Shower. Mull. Wash up the uniform. Wrung it dry. Hang them. Feel the breeze. Look up the skies. GREY ones. Anticipation, baby. Lisps to self, RAIN. RAIN. RAIN.

Got back from driving lessons awhile ago. I'm driving, yes. Changing gears. Clutch. Slamming brakes. Stepping on the accelerator. Clutch. Brake. Signal. Glance at the rearview mirror. Turning on the song louder. Actually, it's like this out of one's body experience. I know I'm driving, but I'm not there, wholly. My mind was cluttered with this, that and what not. Don't worry. I was focused. The only thing that I tend to forget is that by gear 1 and gear 2, one MUST NOT EVER lift one's foot of the clutch ENTIRELY but slowly. I love gear 3 and 4! My favorite - Gear 4! Ah wells, the engine didn't stall on me today. It just went like a race horse or as my driving instructor would say in Teochew. And, I steer like a maniac. Yes, I just LOVE to drive too close to the side of the road. (Note my sarcasm) My instructor asked me - Are you ok? Of course, I shrugged and said yes. Horrible inconsiderate old men who drive ugly Mercedes, bless your soul. I was cynical enough to laugh when my engine stalled so damn near your car, just because you were too impatient and cut through my lane just as I was moving and made me slam on my brakes. I didn't swear, so I'm not mean. Enough about driving. I'm itching to drive now. Oh yea, I've been told my driving skills aren't too bad. Just that, I have a tendency to SPEED. Can't blame me. I can't stand going at 40km/h. It's just torture.

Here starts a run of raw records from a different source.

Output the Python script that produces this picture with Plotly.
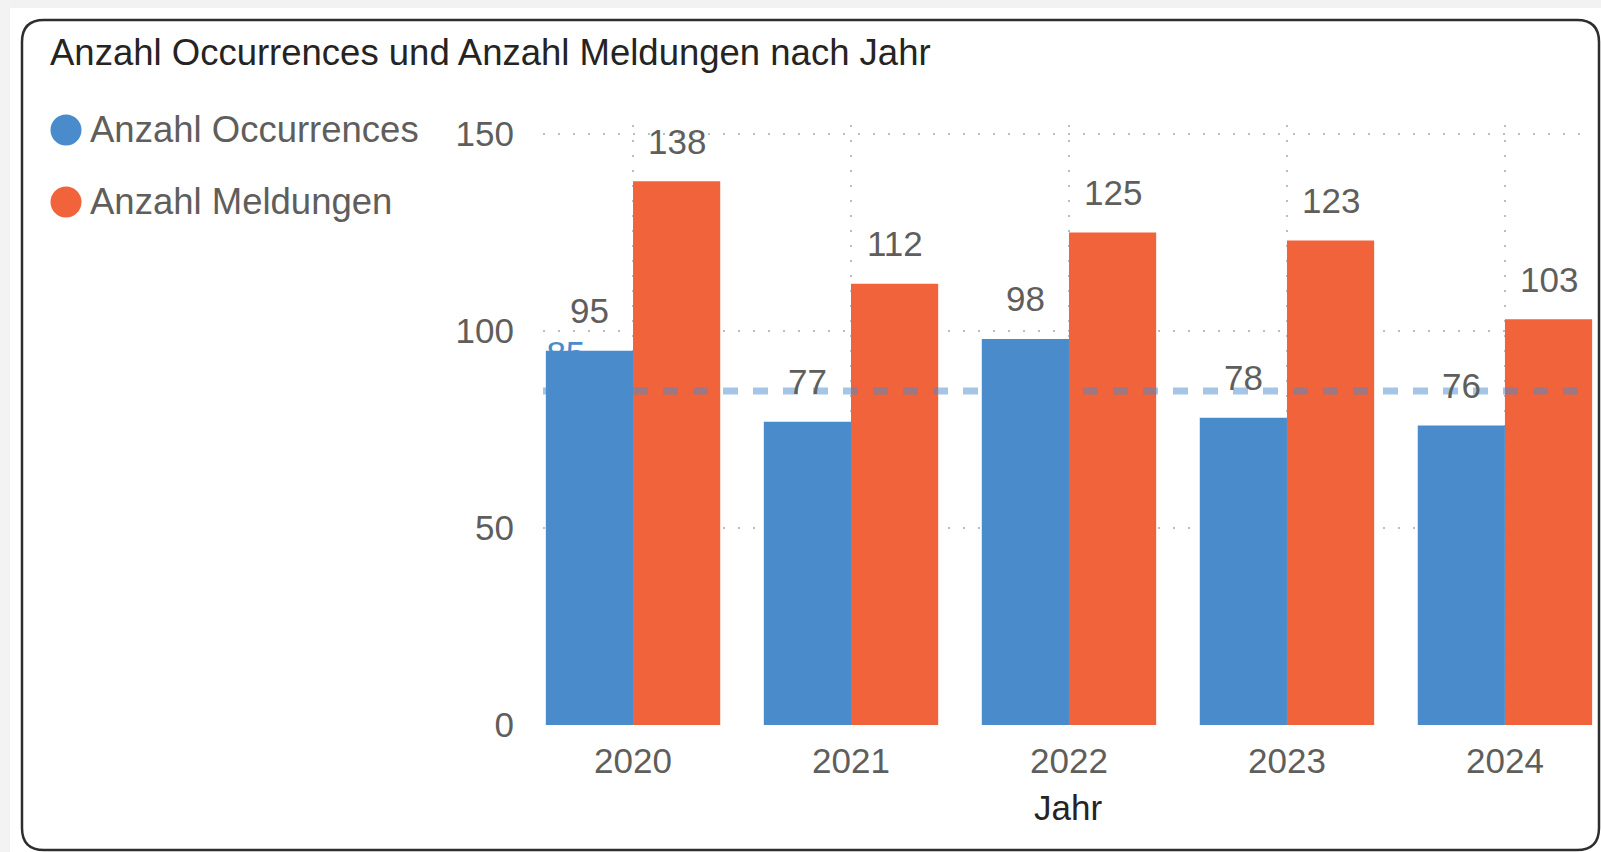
import plotly.graph_objects as go

# ---------------- data ----------------
years = ["2020", "2021", "2022", "2023", "2024"]
occurrences = [95, 77, 98, 78, 76]
meldungen = [138, 112, 125, 123, 103]
series_names = ["Anzahl Occurrences", "Anzahl Meldungen"]
y_tickvals = [0, 50, 100, 150]
title_text = "Anzahl Occurrences und Anzahl Meldungen nach Jahr"
x_title = "Jahr"

# ---------------- style ----------------
BLUE = "#4A8CCB"
ORANGE = "#F1633A"
AVG_COLOR = "rgba(74,140,203,0.5)"
GRID = "#BDBDBD"
TXT = "#605E5C"
DARK = "#252423"
FONT = "Liberation Sans, Arial, sans-serif"
W, H = 1601, 852

# plot area in pixels
PL, PR, PT, PB = 543, 1593, 125, 725
x_range = [-0.413, 4.404]
y_range = [0, 152.3]
BAR_W = 0.4
AVG_LABEL_INSET = 0.105  # category units from the left edge of the plot

def px(x):
    return x / W

def py(y):
    return 1 - y / H

idx = list(range(len(years)))
avg = sum(occurrences) / len(occurrences)

fig = go.Figure()

# orange bars on main subplot (below the average line)
fig.add_trace(go.Bar(
    x=idx, y=meldungen, name=series_names[1],
    marker=dict(color=ORANGE, line=dict(width=0)),
    width=BAR_W, offset=0, xaxis="x", yaxis="y", hoverinfo="skip",
))
# average line + its label (drawn above orange, below blue)
fig.add_trace(go.Scatter(
    x=x_range, y=[avg, avg], mode="lines",
    line=dict(color=AVG_COLOR, width=7, dash="15px,15px"),
    xaxis="x", yaxis="y", hoverinfo="skip", cliponaxis=False,
))
fig.add_trace(go.Scatter(
    x=[x_range[0] + AVG_LABEL_INSET], y=[avg], mode="markers+text",
    text=[str(round(avg))], textposition="top center",
    marker=dict(size=24, opacity=0),
    textfont=dict(color=BLUE, size=35, family=FONT),
    xaxis="x", yaxis="y", hoverinfo="skip", cliponaxis=False,
))
# blue bars on overlaying subplot (drawn on top)
fig.add_trace(go.Bar(
    x=idx, y=occurrences, name=series_names[0],
    marker=dict(color=BLUE, line=dict(width=0)),
    width=BAR_W, offset=-BAR_W, xaxis="x", yaxis="y2", hoverinfo="skip",
))

annotations = []
# data labels
for i, v in enumerate(occurrences):
    annotations.append(dict(x=i - BAR_W / 2, y=v, xref="x", yref="y", text=str(v),
                            showarrow=False, yshift=40, yanchor="middle",
                            font=dict(size=35, color=TXT, family=FONT)))
for i, v in enumerate(meldungen):
    annotations.append(dict(x=i + BAR_W / 2, y=v, xref="x", yref="y", text=str(v),
                            showarrow=False, yshift=40, yanchor="middle",
                            font=dict(size=35, color=TXT, family=FONT)))
# title
annotations.append(dict(x=px(48), y=py(53), xref="paper", yref="paper", text=title_text,
                        showarrow=False, xanchor="left", yanchor="middle",
                        font=dict(size=36.5, color=DARK, family=FONT)))
# x axis title
annotations.append(dict(x=(PL + PR) / 2 / W, y=py(807), xref="paper", yref="paper", text=x_title,
                        showarrow=False, xanchor="center", yanchor="middle",
                        font=dict(size=35, color=DARK, family=FONT)))

shapes = []
# page background strips
shapes.append(dict(type="rect", xref="paper", yref="paper", x0=0, x1=1, y0=py(8), y1=1,
                   fillcolor="#F2F2F2", line=dict(width=0), layer="below"))
shapes.append(dict(type="rect", xref="paper", yref="paper", x0=0, x1=px(10), y0=0, y1=1,
                   fillcolor="#F3F3F3", line=dict(width=0), layer="below"))
# card with rounded corners
cx0, cy0, cx1, cy1, r = 22, 20, 1599, 850, 22
pts = [
    ("M", cx0 + r, cy0), ("L", cx1 - r, cy0), ("Q", cx1, cy0, cx1, cy0 + r),
    ("L", cx1, cy1 - r), ("Q", cx1, cy1, cx1 - r, cy1), ("L", cx0 + r, cy1),
    ("Q", cx0, cy1, cx0, cy1 - r), ("L", cx0, cy0 + r), ("Q", cx0, cy0, cx0 + r, cy0),
]
path = ""
for p in pts:
    cmd, coords = p[0], p[1:]
    pairs = [f"{px(coords[k]):.5f},{py(coords[k + 1]):.5f}" for k in range(0, len(coords), 2)]
    path += cmd + " " + " ".join(pairs) + " "
path += "Z"
shapes.append(dict(type="path", xref="paper", yref="paper", path=path,
                   fillcolor="white", line=dict(color="#2E2E2E", width=2.5), layer="below"))

# custom legend
legend_colors = [BLUE, ORANGE]
legend_y = [130, 202]
for name, col, ly in zip(series_names, legend_colors, legend_y):
    shapes.append(dict(type="circle", xref="paper", yref="paper",
                       x0=px(50.5), x1=px(81.5), y0=py(ly + 15.5), y1=py(ly - 15.5),
                       fillcolor=col, line=dict(width=0), layer="above"))
    annotations.append(dict(x=px(88), y=py(ly), xref="paper", yref="paper", text=name,
                            showarrow=False, xanchor="left", yanchor="middle",
                            font=dict(size=36.5, color=TXT, family=FONT)))

fig.update_layout(
    width=W, height=H, autosize=False,
    margin=dict(l=0, r=0, t=0, b=0, pad=0, autoexpand=False),
    paper_bgcolor="white", plot_bgcolor="rgba(0,0,0,0)",
    showlegend=False, barmode="overlay",
    font=dict(family=FONT, color=TXT),
    xaxis=dict(domain=[px(PL), px(PR)], range=x_range, tickvals=idx, ticktext=years,
               showgrid=True, gridcolor=GRID, gridwidth=1.5, griddash="2px,13px",
               zeroline=False, showline=False, ticks="", automargin=False,
               tickfont=dict(size=35, color=TXT, family=FONT), ticklabelstandoff=12),
    yaxis=dict(domain=[py(PB), py(PT)], range=y_range, tickvals=y_tickvals,
               showgrid=True, gridcolor=GRID, gridwidth=1.5, griddash="2px,13px",
               zeroline=False, showline=False, ticks="", automargin=False,
               tickfont=dict(size=35, color=TXT, family=FONT), ticklabelstandoff=28),
    yaxis2=dict(overlaying="y", range=y_range, visible=False, showgrid=False, automargin=False),
    annotations=annotations,
    shapes=shapes,
)

fig.write_html("out.html", config={"displayModeBar": False},
               post_script="document.body.style.margin='0';document.body.style.overflow='hidden';")
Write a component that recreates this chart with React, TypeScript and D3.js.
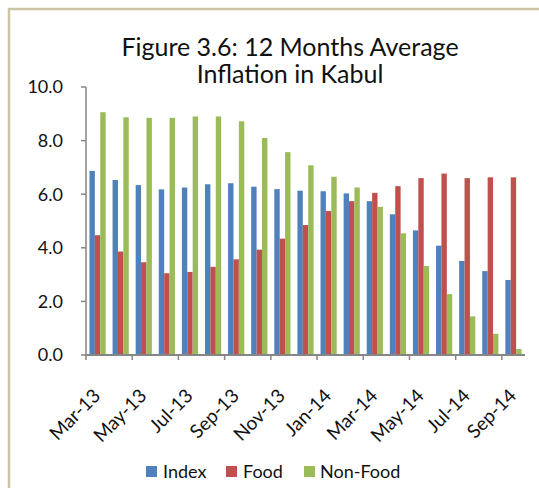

Today. School was school, if anyone is to ask me how it is. There was an I.T test. I didn't know about it until I reached school. O_o I was so lazy to even actually study for it. It's during the last period. Ah wells. Was totally clueless at what to write. So, I so-called "DARINGLY" left it blank and just did the objectives and that's when my eyes started to droop dangerously close. Ended up, jolting (not that sudden, of course. Else, I'd make a fool out of myself.) because the dreams were there. What am I doing?

Tuition. Ah, maths. You're EVIL to the capital E. I'm trying to love you. So, try, won't you to love me too?

(The above was written on Friday. Apparently, it wasn't saved, so hence. It's repeated here. I copied paste. haha.)